_GIVEN PROBLEM_. Quote, verbatim, all material below, without pictures.

─── PROVIDED MATERIAL

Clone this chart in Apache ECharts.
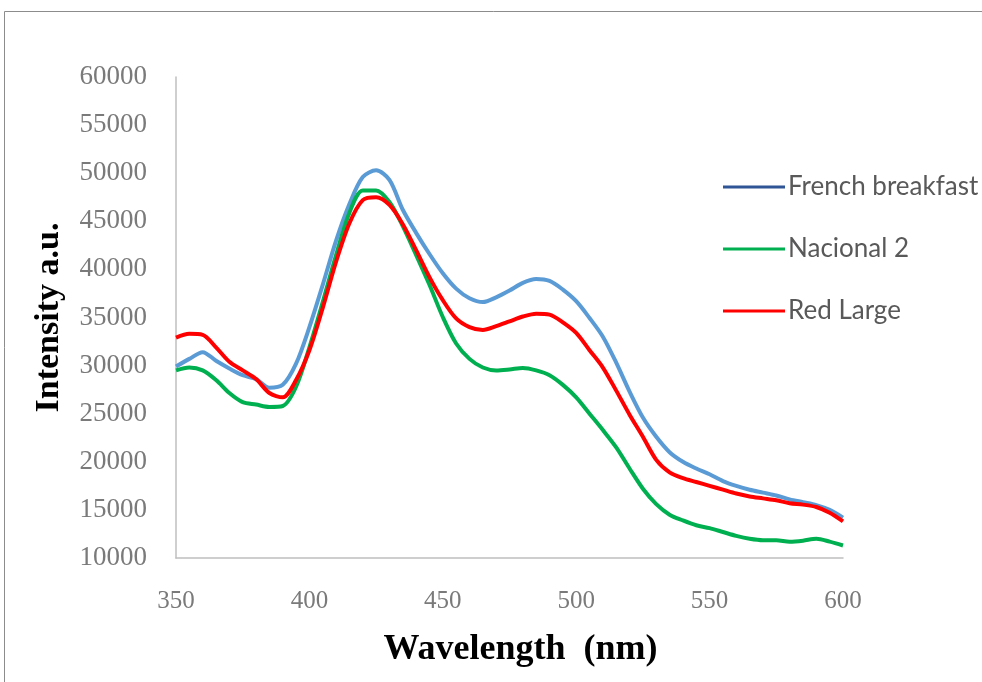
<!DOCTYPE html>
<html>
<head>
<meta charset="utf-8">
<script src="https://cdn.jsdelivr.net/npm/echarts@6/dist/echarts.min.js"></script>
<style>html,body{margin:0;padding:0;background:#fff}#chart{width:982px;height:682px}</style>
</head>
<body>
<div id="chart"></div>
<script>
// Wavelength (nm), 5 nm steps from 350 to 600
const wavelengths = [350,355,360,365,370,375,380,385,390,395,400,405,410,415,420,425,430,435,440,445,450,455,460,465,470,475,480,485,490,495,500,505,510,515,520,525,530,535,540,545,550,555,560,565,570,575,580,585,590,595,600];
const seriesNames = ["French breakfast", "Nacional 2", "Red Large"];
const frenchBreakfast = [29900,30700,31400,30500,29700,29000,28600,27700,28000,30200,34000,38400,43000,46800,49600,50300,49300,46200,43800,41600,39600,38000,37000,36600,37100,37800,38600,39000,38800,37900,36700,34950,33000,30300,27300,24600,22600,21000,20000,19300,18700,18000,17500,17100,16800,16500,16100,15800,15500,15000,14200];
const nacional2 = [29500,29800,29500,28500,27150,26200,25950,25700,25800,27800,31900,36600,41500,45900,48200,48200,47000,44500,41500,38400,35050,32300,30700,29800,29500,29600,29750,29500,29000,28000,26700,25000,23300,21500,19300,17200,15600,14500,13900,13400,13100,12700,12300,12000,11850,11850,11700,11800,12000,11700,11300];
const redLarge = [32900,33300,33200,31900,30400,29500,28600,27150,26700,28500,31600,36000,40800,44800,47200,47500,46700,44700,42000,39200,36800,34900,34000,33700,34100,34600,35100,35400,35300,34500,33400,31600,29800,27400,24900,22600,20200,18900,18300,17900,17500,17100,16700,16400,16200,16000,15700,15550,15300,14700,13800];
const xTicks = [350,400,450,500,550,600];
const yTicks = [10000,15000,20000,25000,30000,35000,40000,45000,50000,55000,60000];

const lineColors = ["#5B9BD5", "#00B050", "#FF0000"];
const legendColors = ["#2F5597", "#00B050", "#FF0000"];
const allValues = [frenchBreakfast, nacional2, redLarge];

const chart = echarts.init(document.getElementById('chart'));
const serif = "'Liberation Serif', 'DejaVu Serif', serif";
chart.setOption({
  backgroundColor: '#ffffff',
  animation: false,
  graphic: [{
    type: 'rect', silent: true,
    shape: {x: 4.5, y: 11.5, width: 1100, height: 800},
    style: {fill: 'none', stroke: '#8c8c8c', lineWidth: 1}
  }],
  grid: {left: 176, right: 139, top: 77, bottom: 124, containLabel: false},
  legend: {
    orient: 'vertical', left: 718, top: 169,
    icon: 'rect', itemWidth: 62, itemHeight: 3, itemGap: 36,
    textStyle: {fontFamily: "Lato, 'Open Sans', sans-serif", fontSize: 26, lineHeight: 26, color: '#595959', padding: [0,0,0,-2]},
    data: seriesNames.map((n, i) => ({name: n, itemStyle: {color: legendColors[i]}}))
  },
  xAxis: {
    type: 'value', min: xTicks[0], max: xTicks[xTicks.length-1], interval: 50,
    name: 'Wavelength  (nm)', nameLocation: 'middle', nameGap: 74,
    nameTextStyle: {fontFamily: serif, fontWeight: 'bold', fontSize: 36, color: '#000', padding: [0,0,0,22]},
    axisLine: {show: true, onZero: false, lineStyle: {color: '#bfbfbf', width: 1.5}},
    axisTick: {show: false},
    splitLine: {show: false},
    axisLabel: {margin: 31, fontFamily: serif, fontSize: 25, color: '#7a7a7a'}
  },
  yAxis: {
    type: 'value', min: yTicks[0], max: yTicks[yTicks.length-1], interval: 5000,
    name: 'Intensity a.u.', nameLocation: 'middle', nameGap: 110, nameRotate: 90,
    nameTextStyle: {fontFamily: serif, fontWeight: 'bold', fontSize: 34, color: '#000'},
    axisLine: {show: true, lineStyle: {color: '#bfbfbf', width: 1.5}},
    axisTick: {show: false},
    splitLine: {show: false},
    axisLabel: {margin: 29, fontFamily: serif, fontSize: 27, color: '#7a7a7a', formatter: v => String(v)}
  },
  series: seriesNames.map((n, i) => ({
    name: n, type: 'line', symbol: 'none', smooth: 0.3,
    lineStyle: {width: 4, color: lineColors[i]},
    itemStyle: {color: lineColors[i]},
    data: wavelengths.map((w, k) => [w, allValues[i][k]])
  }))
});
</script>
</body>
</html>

──────

_TASK RESULT_.
Clone this chart in Apache ECharts.
<!DOCTYPE html>
<html>
<head>
<meta charset="utf-8">
<script src="https://cdn.jsdelivr.net/npm/echarts@6/dist/echarts.min.js"></script>
<style>html,body{margin:0;padding:0;background:#fff}#chart{width:982px;height:682px}</style>
</head>
<body>
<div id="chart"></div>
<script>
// Wavelength (nm), 5 nm steps from 350 to 600
const wavelengths = [350,355,360,365,370,375,380,385,390,395,400,405,410,415,420,425,430,435,440,445,450,455,460,465,470,475,480,485,490,495,500,505,510,515,520,525,530,535,540,545,550,555,560,565,570,575,580,585,590,595,600];
const seriesNames = ["French breakfast", "Nacional 2", "Red Large"];
const frenchBreakfast = [29900,30700,31400,30500,29700,29000,28600,27700,28000,30200,34000,38400,43000,46800,49600,50300,49300,46200,43800,41600,39600,38000,37000,36600,37100,37800,38600,39000,38800,37900,36700,34950,33000,30300,27300,24600,22600,21000,20000,19300,18700,18000,17500,17100,16800,16500,16100,15800,15500,15000,14200];
const nacional2 = [29500,29800,29500,28500,27150,26200,25950,25700,25800,27800,31900,36600,41500,45900,48200,48200,47000,44500,41500,38400,35050,32300,30700,29800,29500,29600,29750,29500,29000,28000,26700,25000,23300,21500,19300,17200,15600,14500,13900,13400,13100,12700,12300,12000,11850,11850,11700,11800,12000,11700,11300];
const redLarge = [32900,33300,33200,31900,30400,29500,28600,27150,26700,28500,31600,36000,40800,44800,47200,47500,46700,44700,42000,39200,36800,34900,34000,33700,34100,34600,35100,35400,35300,34500,33400,31600,29800,27400,24900,22600,20200,18900,18300,17900,17500,17100,16700,16400,16200,16000,15700,15550,15300,14700,13800];
const xTicks = [350,400,450,500,550,600];
const yTicks = [10000,15000,20000,25000,30000,35000,40000,45000,50000,55000,60000];

const lineColors = ["#5B9BD5", "#00B050", "#FF0000"];
const legendColors = ["#2F5597", "#00B050", "#FF0000"];
const allValues = [frenchBreakfast, nacional2, redLarge];

const chart = echarts.init(document.getElementById('chart'));
const serif = "'Liberation Serif', 'DejaVu Serif', serif";
chart.setOption({
  backgroundColor: '#ffffff',
  animation: false,
  graphic: [{
    type: 'rect', silent: true,
    shape: {x: 4.5, y: 11.5, width: 1100, height: 800},
    style: {fill: 'none', stroke: '#8c8c8c', lineWidth: 1}
  }],
  grid: {left: 176, right: 139, top: 77, bottom: 124, containLabel: false},
  legend: {
    orient: 'vertical', left: 718, top: 169,
    icon: 'rect', itemWidth: 62, itemHeight: 3, itemGap: 36,
    textStyle: {fontFamily: "Lato, 'Open Sans', sans-serif", fontSize: 26, lineHeight: 26, color: '#595959', padding: [0,0,0,-2]},
    data: seriesNames.map((n, i) => ({name: n, itemStyle: {color: legendColors[i]}}))
  },
  xAxis: {
    type: 'value', min: xTicks[0], max: xTicks[xTicks.length-1], interval: 50,
    name: 'Wavelength  (nm)', nameLocation: 'middle', nameGap: 74,
    nameTextStyle: {fontFamily: serif, fontWeight: 'bold', fontSize: 36, color: '#000', padding: [0,0,0,22]},
    axisLine: {show: true, onZero: false, lineStyle: {color: '#bfbfbf', width: 1.5}},
    axisTick: {show: false},
    splitLine: {show: false},
    axisLabel: {margin: 31, fontFamily: serif, fontSize: 25, color: '#7a7a7a'}
  },
  yAxis: {
    type: 'value', min: yTicks[0], max: yTicks[yTicks.length-1], interval: 5000,
    name: 'Intensity a.u.', nameLocation: 'middle', nameGap: 110, nameRotate: 90,
    nameTextStyle: {fontFamily: serif, fontWeight: 'bold', fontSize: 34, color: '#000'},
    axisLine: {show: true, lineStyle: {color: '#bfbfbf', width: 1.5}},
    axisTick: {show: false},
    splitLine: {show: false},
    axisLabel: {margin: 29, fontFamily: serif, fontSize: 27, color: '#7a7a7a', formatter: v => String(v)}
  },
  series: seriesNames.map((n, i) => ({
    name: n, type: 'line', symbol: 'none', smooth: 0.3,
    lineStyle: {width: 4, color: lineColors[i]},
    itemStyle: {color: lineColors[i]},
    data: wavelengths.map((w, k) => [w, allValues[i][k]])
  }))
});
</script>
</body>
</html>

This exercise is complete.